In November I went over to Holland with the GB Parasnowboard Team to race in my first Europa Cup Banked Slalom. Now snowboarding is still very new to me, but everyone told me that the course would be easy and that it was a great place to start. I’m very up for trying things, getting the experience and am not particularly worried about coming last right now, so I was really looking forward to it. Although I wasn’t exactly ready for it.
We were in Snowworld in Landgraaf, which is a huge indoor snow centre – with the piste being 550m long (the one in Hemel Hempstead is 160m, so it is a lot longer!) and has a chairlift, which I was partly delighted about because having the chance to be off your feet for a few minutes when you have one dodgy foot and one fake foot is a godsend, but also partly terrified about, because I really hadn’t mastered getting off chairlifts at that point… However after a few runs I could do it fine and was good to go.

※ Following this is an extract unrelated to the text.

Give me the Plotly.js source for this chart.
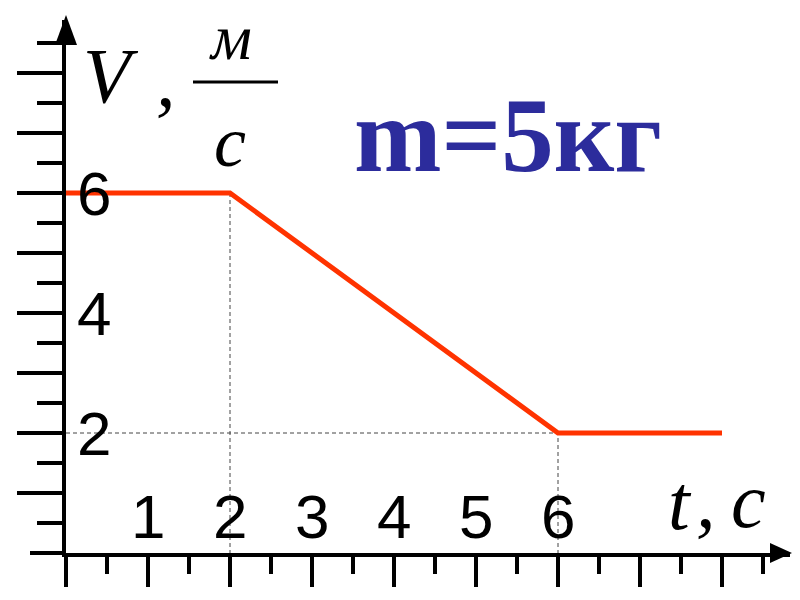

I had a great two days training and was classified in LL-2 (below knee basically) which was all very straightforward and much more simple that my paratriathlon classification was. The set up of the place makes everything incredibly convenient – we were staying on site so everything you need is two minutes away and there are no long drives to get up the mountain, so you don’t really need to leave the place at all. Not good if you get cabin fever, but ideal for training.
Then they built the “easy and a great place to start” course. However this time it was different. It had big steep banks, rollers and everyone was saying that it was hard. Not quite such perfect start, but I was looking forward to it all the same. I’d never been over any kind of roller/kicker/jump thing so I didn’t have much choice other than going into the park and learning asap. We had three training runs on Tuesday and I had a lot of fun, but didn’t get around all of the gates on any of my runs. The two dutch girls I’d trained with in Austria, who are both quite a lot more experienced that me, didn’t get around them all either and most people were struggling, so I wasn’t too worried about it. I knew that the aim for the race would be to just try and get a solid run down the track and that I wasn’t aiming for speed at all.
The course – big banks!!
Race day came around (or more like race evening – 6pm, weird when I’m used to racing triathlon very early in the morning, but it did give it a cool atmosphere!) and my first run was good and I got to the bottom delighted thinking I’d had a clean run, when the day before I’d had no idea at all how I was going to get down it, but they put it up as DSQ. Apparently I’d sat on a gate… Not cool. I mean, I’d sat on the floor a lot, but didn’t think I sat on any of the gates. Run 2 I took incredibly slowly, fell a lot but got down around all of the gates and got a time on the board which was what I wanted. Run 3 felt much better, I had some rhythm and picked up a bit more speed but then flew off into the netting on one turn and by the time I’d freed myself from it and got down, my time was exactly the same as the second run. Slightly frustrating because it was a lot better, but I was really happy to have got down and got two times and it really was just about coming along for the experience. (For someone who likes to be the best at things, that is a big step. I’m learning that doing your best with where you’re at currently is just fine too.)
I came away from Landgraaf very excited to learn more and continue to improve. Although I’ve got a very long way to go, the buzz from going down that course was incredible (even at my rather slow speed…) and just to be able to complete the course at the stage I’m at now is mental! I can’t wait to have a bit more time on snow in December and January, then race in Europe over the next few months!